Hamilton, Chaparral (Div. II) and Saguaro (Div. III) have set the ceiling in the past five years for championships, but Hamilton was knocked off by Desert Vista last year, and both Chaparral and Saguaro lost in the quarterfinals last week. Remember, too, that Chaparral went to three consecutive semifinals as a Class 4A Division I school before the Firebirds won three consecutive state titles, but fell short a couple times to Saguaro.
There is no getting around a reality that Saguaro had teams with seven or eight kids who were Division I-college caliber players. Hamilton has had the same fortunes as well.
Talent matters a lot. But teams such as Chandler and Marcos de Niza have been loaded with talent, only to turn in uniforms early. Williams Field was on the verge until turnovers proved costly in the 2010 championship loss in overtime to Phoenix Thunderbird.
“Sometimes it’s as simple as injuries and when they happen,” Williams Field coach Steve Campbell said. “Who gets hurt? What position? When? There’s so many different factors that you have no control over.”
Mountain Pointe went to the semifinals two years ago but has never been to a championship game. Desert Ridge went to the championship game two years ago but fell short to Hamilton.
Marcos de Niza has made semifinal appearances during the Roy Lopez era, but most recently lost to Chaparral in the 2009 title game (5A-II) and has lost in the quarterfinals the past two seasons.

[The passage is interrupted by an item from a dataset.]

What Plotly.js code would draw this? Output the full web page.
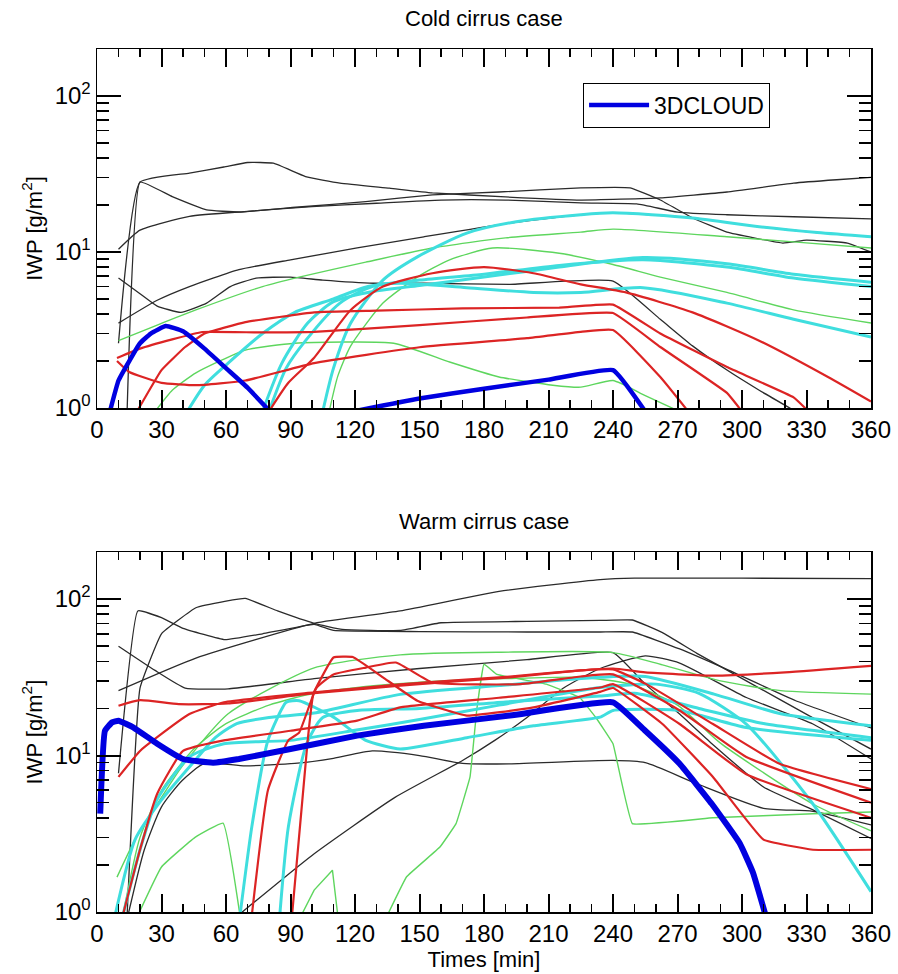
<!DOCTYPE html>
<html>
<head>
<meta charset="utf-8">
<script src="https://cdn.plot.ly/plotly-3.0.1.min.js"></script>
<style>html,body{margin:0;padding:0;background:#fff;}#chart{width:898px;height:974px;}</style>
</head>
<body>
<div id="chart"></div>
<script>
// ---------- Tick labels ----------
const xTickVals = [0,30,60,90,120,150,180,210,240,270,300,330,360];
const yTickVals = [1,10,100];
const yTickText = ['10<sup>0</sup>','10<sup>1</sup>','10<sup>2</sup>'];
const yMinorVals = [2,3,4,5,6,7,8,9,20,30,40,50,60,70,80,90,200];

// ---------- Cold cirrus case (top) ----------
const coldBlueT = [6,10,15,20,25,32,40,50,60,70,80.5,null,119,150,180,210,240,255];
const coldBlueV = [0.95,1.5,2.0,2.6,3.0,3.35,3.1,2.4,1.8,1.35,0.95,null,0.95,1.15,1.33,1.52,1.75,0.95];

const coldK1T = [10,20,43,59,70,82,97,113,136,156,190,225,262,293,324,344,360];
const coldK1V = [2.6,28,32,35,37.4,37,30.4,27.6,25.6,23.9,22.5,21.5,22.2,24.2,27.6,29,30];
const coldK2T = [14,20,35,51,66,94,125,156,187,225,248,262,277,293,319,330,349,360];
const coldK2V = [0.95,28,22.6,18.6,18,19.4,21,23.2,24.2,25.7,25.7,21.5,16.5,13.4,11.4,11.9,11.4,10];
const coldK3T = [10,20,43,70,100,130,160,190,225,251,270,293,324,360];
const coldK3V = [10.4,13.8,16.9,18.2,19.5,20.5,21.5,21.5,20.6,20.3,18,17.3,16.8,16.3];
const coldK4T = [10,28,43,66,90,121,152,192,225,240,277,308,335,360];
const coldK4V = [3.5,4.9,6.0,7.7,8.9,10.6,12.5,15.3,17.3,17.8,16.5,14.5,13.3,12.5];
const coldK5T = [10,20,28,39,51,62,74,90,105,129,152,192,240,262,277,293,308,325];
const coldK5V = [6.8,5.4,4.5,4.1,4.7,6.0,6.8,6.9,6.6,6.3,6.3,6.2,6.5,3.7,2.5,1.75,1.3,0.95];

const coldG1T = [10,28,46,77,94,125,156,190,225,240,293,324,360];
const coldG1V = [2.7,3.4,4.25,6.0,6.9,8.6,10.6,12.3,13.4,14,12.5,11.6,10.6];
const coldG2T = [108,112,118,133,149,164,184,215,240,262,293,324,360];
const coldG2V = [0.95,1.6,2.5,4.7,6.9,8.9,10.6,9.8,8.3,6.9,5.5,4.25,3.5];
const coldG3T = [27,35,46,69,92,138,164,187,212,225,240,255,271];
const coldG3V = [0.95,1.3,1.68,2.35,2.6,2.6,1.97,1.58,1.4,1.36,1.5,1.2,0.95];

const coldC1T = [42,50,61,77,92,110,126,141,172,203,225,254,293,324,360];
const coldC1V = [0.95,1.4,1.94,3.0,4.1,5.0,6.0,6.3,5.9,5.5,5.5,5.9,4.7,3.7,2.85];
const coldC2T = [77,86,98,110,126,150,180,215,254,293,324,360];
const coldC2V = [0.95,1.94,3.5,4.8,5.5,6.1,6.9,8.0,9.2,8.4,7.2,6.4];
const coldC3T = [80,88,97,113,128,150,180,215,254,293,324,360];
const coldC3V = [0.95,1.8,2.7,4.7,6.0,6.6,7.2,8.2,8.9,8.0,6.8,6.0];
const coldC4T = [105,110,118,133,149,172,195,225,240,277,308,335,360];
const coldC4V = [0.95,1.8,3.5,6.6,9.3,13.2,15.6,17.3,17.8,16.5,14.5,13.3,12.5];

const coldR1T = [80,89,101,118,133,156,180,203,225,246,277,308,340,360];
const coldR1V = [0.95,1.45,2.1,4.25,6.0,7.3,8.0,7.3,6.2,5.5,4.1,2.7,1.58,1.1];
const coldR2T = [18.6,30,41,50,69,101,130,170,215,240,262,293,324,331];
const coldR2V = [0.95,1.75,2.46,3.0,3.55,4.1,4.2,4.35,4.4,4.6,3.0,1.83,1.17,0.95];
const coldR3T = [9.3,20,35,49,75,101,150,200,240,262,293,300];
const coldR3V = [2.09,2.4,2.75,3.07,3.05,3.07,3.4,3.8,4.06,2.46,1.25,0.95];
const coldR4T = [9.3,15,30,46,69,101,150,200,225,240,262,275];
const coldR4V = [2.0,1.7,1.45,1.4,1.5,1.94,2.45,2.8,3.07,3.16,1.58,0.95];

// ---------- Warm cirrus case (bottom) ----------
const warmBlueT = [1.5,3.7,7,10,17,28,40,54,66,90,121,152,192,240,255,271,286,299,305,311];
const warmBlueV = [4.25,14.4,16.3,16.7,15.1,11.9,9.5,9.0,9.5,11,13.4,15.5,18,21.9,14.4,8.85,4.9,2.74,1.8,0.95];

const warmK1T = [10,46,101,141,187,234,250,300,360];
const warmK1V = [26,42,70,84,112,133,136,136,135];
const warmK2T = [14,20,30,46,60,69,84,101,114,141,160,200,234,249,263,279,302,333,360];
const warmK2V = [0.95,27,60,88,97,101,84,70,64,63,70.6,72,73,73.5,61,45,30,17.4,11];
const warmK3T = [10,19,30,40,59.5,77,101,110,150,200,234,249,271,294,325,360];
const warmK3V = [7.7,84,76,65,55,60,69,63,62,61.6,61.6,61.6,48,35,22.4,15];
const warmK4T = [10,27,41,61,101,150,200,240,255,271,286,310,333,360];
const warmK4V = [50,35,27,26.7,31,36,41,45.5,28.6,18.4,11.9,6.3,4.5,2.95];
const warmK5T = [14.4,22,30,39.5,50,69,92,110,128,150,170,192,240,255,279,310,333,360];
const warmK5V = [0.95,2.5,4.7,6.9,8.9,8.6,8.9,9.6,10.7,10,8.9,8.85,9.3,9.0,6.6,4.6,4.4,3.6];
const warmK6T = [65.6,100,138.6,170,185,200,217,234,255,271,302,333,360];
const warmK6V = [0.95,2.3,5.4,9.3,12.5,17.5,27,36,43.4,39,23.5,15.9,9.5];

const warmG1T = [9.3,17.7,30,39.5,61,101,141,187,240,263,290,318,360];
const warmG1V = [1.67,2.9,5.4,8.5,18.5,36.3,44,45.7,45.5,38,30,26,24.7];
const warmG2T = [19,30,45.6,58.6,66.5];
const warmG2V = [0.95,1.94,3.0,3.7,0.95];
const warmG3T = [95,101,109.5,112];
const warmG3V = [0.95,1.38,1.85,0.95];
const warmG4T = [135,144,159.5,167,173.5,176.6,180,186,209,224.5,232,240,249,286.5,333,360];
const warmG4V = [0.95,1.68,2.6,3.67,7.3,19.4,38.4,33,28.6,23.5,17.5,11.9,3.67,4.0,4.25,4.36];
const warmG5T = [12,20,30,45,60,80,101,130,160,190,225,248,270,290,333,360];
const warmG5V = [0.95,3,6,11,16,21,25,28,30,31,31.6,28.6,21,12,4.9,3.3];

const warmC1T = [8.4,17.7,30,45.6,55,65,80,101,141,187,234,255,287,318,360];
const warmC1V = [0.95,2.9,5.2,9.3,13,16,17.5,18.7,24.6,28,31.6,32,24.7,18.5,15.5];
const warmC2T = [12,20,27.8,43,59,90,120,150,187,234,260,280,302,333,360];
const warmC2V = [0.95,2.5,5.2,9.8,11.9,12.5,14.5,17,21,27.2,28.6,25,15.9,4.9,1.35];
const warmC3T = [66.5,72,79.5,88,94,110,125,141,172,203,234,240,271,302,360];
const warmC3V = [0.95,3.5,12.5,21.9,22.4,17.6,12.5,11,13,15.5,17.6,19.4,19.4,15.1,12.5];
const warmC4T = [85,89,97.5,105,121,150,190,234,250,280,310,360];
const warmC4V = [0.95,3.5,11.9,17.5,19.4,20,22,24,25,20,16,13];

const warmR1T = [10,20,38,61,101,141,192,225,240,255,287,320,360];
const warmR1V = [20.8,22.6,21.3,21.5,25,28,31.6,35,36,34,32.4,34,37.4];
const warmR2T = [72,79.5,89,94,102,110,125,139,156,197,225,240,271,302,360];
const warmR2V = [0.95,6,12.5,14,27,33,36.5,39.3,29.3,28.6,32,33,19.4,9.8,5.0];
const warmR3T = [90.7,98,100.6,110,119,133,149,172,203,234,240,263,286.5,310,333,360];
const warmR3V = [0.95,12.5,24.7,42.3,42.6,31.6,22.4,18,20.3,25.5,27,15.9,7.3,2.9,2.5,2.5];
const warmR4T = [10,20,28,43,59,101,141,192,225,240,255.5,286.5,317.5,360];
const warmR4V = [7.3,10.7,13.1,18.4,21.9,25.3,28.5,32,35,35.5,28.6,15.9,8.85,6.1];
const warmR5T = [12,20,28,40,59,90,121,141,187,234,240,271,302,360];
const warmR5V = [0.95,2.5,5.7,10.7,12.5,14.4,16.7,20.3,23.4,27.2,28.6,15.9,7.6,4.0];

// ---------- Styles ----------
const BLACK = '#2b2b2b', GREEN = '#5ed65e', CYAN = '#3fdede', RED = '#dc2424', BLUE = '#0000e0';
const FONT = 'Liberation Sans, Arial, Helvetica, sans-serif';

function line(t, v, color, width, panel, smooth, name, show) {
  const ln = {color: color, width: width};
  if (smooth) { ln.shape = 'spline'; ln.smoothing = smooth; }
  return {
    x: t, y: v, type: 'scatter', mode: 'lines', line: ln,
    xaxis: panel === 1 ? 'x' : 'x2', yaxis: panel === 1 ? 'y' : 'y2',
    name: name || '', showlegend: !!show, hoverinfo: 'skip'
  };
}

const traces = [
  // top
  line(coldK1T, coldK1V, BLACK, 1.3, 1, 0.4), line(coldK2T, coldK2V, BLACK, 1.3, 1, 0.3),
  line(coldK3T, coldK3V, BLACK, 1.3, 1, 0.5), line(coldK4T, coldK4V, BLACK, 1.3, 1, 0.5),
  line(coldK5T, coldK5V, BLACK, 1.3, 1, 0.4),
  line(coldG1T, coldG1V, GREEN, 1.4, 1, 0.6), line(coldG2T, coldG2V, GREEN, 1.4, 1, 0.6),
  line(coldG3T, coldG3V, GREEN, 1.4, 1, 0.5),
  line(coldC1T, coldC1V, CYAN, 3, 1, 0.7), line(coldC2T, coldC2V, CYAN, 3, 1, 0.7),
  line(coldC3T, coldC3V, CYAN, 3, 1, 0.7), line(coldC4T, coldC4V, CYAN, 3, 1, 0.7),
  line(coldR1T, coldR1V, RED, 2.2, 1, 0.6), line(coldR2T, coldR2V, RED, 2.2, 1, 0.3),
  line(coldR3T, coldR3V, RED, 2.2, 1, 0.3), line(coldR4T, coldR4V, RED, 2.2, 1, 0.4),
  line(coldBlueT, coldBlueV, BLUE, 4.5, 1, 0.35, '3DCLOUD', true),
  // bottom
  line(warmK1T, warmK1V, BLACK, 1.3, 2, 0.5), line(warmK2T, warmK2V, BLACK, 1.3, 2, 0.3),
  line(warmK3T, warmK3V, BLACK, 1.3, 2, 0.3), line(warmK4T, warmK4V, BLACK, 1.3, 2, 0.4),
  line(warmK5T, warmK5V, BLACK, 1.3, 2, 0.6), line(warmK6T, warmK6V, BLACK, 1.3, 2, 0.5),
  line(warmG1T, warmG1V, GREEN, 1.4, 2, 0.6), line(warmG2T, warmG2V, GREEN, 1.4, 2, 0.3),
  line(warmG3T, warmG3V, GREEN, 1.4, 2, 0), line(warmG4T, warmG4V, GREEN, 1.4, 2, 0.2),
  line(warmG5T, warmG5V, GREEN, 1.4, 2, 0.6),
  line(warmC1T, warmC1V, CYAN, 3, 2, 0.6), line(warmC2T, warmC2V, CYAN, 3, 2, 0.6),
  line(warmC3T, warmC3V, CYAN, 3, 2, 0.5), line(warmC4T, warmC4V, CYAN, 3, 2, 0.6),
  line(warmR1T, warmR1V, RED, 2.2, 2, 0.5), line(warmR2T, warmR2V, RED, 2.2, 2, 0.4),
  line(warmR3T, warmR3V, RED, 2.2, 2, 0.3), line(warmR4T, warmR4V, RED, 2.2, 2, 0.4),
  line(warmR5T, warmR5V, RED, 2.2, 2, 0.4),
  line(warmBlueT, warmBlueV, BLUE, 6, 2, 0.35)
];

function xAxis(anchor, withTitle) {
  const a = {
    anchor: anchor, domain: [0, 1], range: [0, 360],
    tickmode: 'array', tickvals: xTickVals,
    ticks: 'inside', ticklen: 18, tickwidth: 2, tickcolor: 'black',
    showline: true, linecolor: 'black', linewidth: 1.5, mirror: 'allticks',
    showgrid: false, zeroline: false,
    tickfont: {family: FONT, size: 24, color: 'black'},
    minor: {ticks: 'inside', ticklen: 8, tickwidth: 1.5, tickcolor: 'black', dtick: 10, tick0: 0, showgrid: false}
  };
  if (withTitle) a.title = {text: 'Times [min]', font: {family: FONT, size: 22, color: 'black'}, standoff: 4};
  return a;
}
function yAxis(anchor, domain) {
  return {
    anchor: anchor, domain: domain, type: 'log', range: [0, 2.3],
    tickmode: 'array', tickvals: yTickVals, ticktext: yTickText,
    ticks: 'inside', ticklen: 24, tickwidth: 2, tickcolor: 'black',
    showline: true, linecolor: 'black', linewidth: 1.5, mirror: 'allticks',
    showgrid: false, zeroline: false,
    tickfont: {family: FONT, size: 24, color: 'black'},
    minor: {ticks: 'inside', ticklen: 12, tickwidth: 1.5, tickcolor: 'black', tickmode: 'array', tickvals: yMinorVals, showgrid: false},
    title: {text: 'IWP [g/m<sup>2</sup>]', font: {family: FONT, size: 22, color: 'black'}, standoff: 6}
  };
}

const layout = {
  width: 898, height: 974,
  margin: {l: 97, r: 27, t: 49, b: 62},
  paper_bgcolor: 'white', plot_bgcolor: 'white',
  font: {family: FONT, color: 'black'},
  showlegend: true,
  legend: {x: 0.628, y: 0.961, xanchor: 'left', yanchor: 'top', bgcolor: 'white',
           bordercolor: 'black', borderwidth: 1, font: {family: FONT, size: 23, color: 'black'},
           itemwidth: 60},
  xaxis: xAxis('y', false),
  yaxis: yAxis('x', [0.584, 1]),
  xaxis2: xAxis('y2', true),
  yaxis2: yAxis('x2', [0, 0.417]),
  annotations: [
    {text: 'Cold cirrus case', xref: 'paper', yref: 'paper', x: 0.5, y: 1, yanchor: 'bottom', yshift: 16,
     showarrow: false, font: {family: FONT, size: 22, color: 'black'}},
    {text: 'Warm cirrus case', xref: 'paper', yref: 'paper', x: 0.5, y: 0.417, yanchor: 'bottom', yshift: 16,
     showarrow: false, font: {family: FONT, size: 22, color: 'black'}}
  ]
};

Plotly.newPlot('chart', traces, layout, {staticPlot: true, displayModeBar: false});
</script>
</body>
</html>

Queen Creek won a 2A championship in the late 1990s, but the program’s recent revival of success under Joe Germaine remains ongoing. The Bulldogs lost to Saguaro in the past two playoffs (semifinals in 2010 and quarterfinals in 2011).
Seton Catholic fell to Blue Ridge in last year’s semifinals and faces another White Mountains team in Show Low on Saturday. Tempe Prep’s ascension in Div. V continues in making its first semifinals appearance in school history against Morenci on Saturday.
“To win it you have to have a breakthrough moment,” said Chaparral coach Dave Huffine, the offensive coordinator during the Firebirds’ recent dynasty. “For a team like Marcos you could say they’ve had it in terms of us being a thorn in their side lately. There needs to be a moment where you gain that confidence and feel your team made a turn into a championship-level contender.”
Even Hamilton feels it has a nasty aftertaste in its mouth from last year’s loss to Desert Vista in the title, but the vast majority of East Valley schools are yet again on the brink of something great.
Which ones will reach next week’s big stadiums and spotlights, which will revel in that spotlight and pressure to win, and why?
A bunch of schools would love to find answers for the first time.
“You just have to have kids who don’t care about what’s happened in the past but are going out there and doing everything right,” Huffine said. “It also helps to have the ball bounce your way a few times.”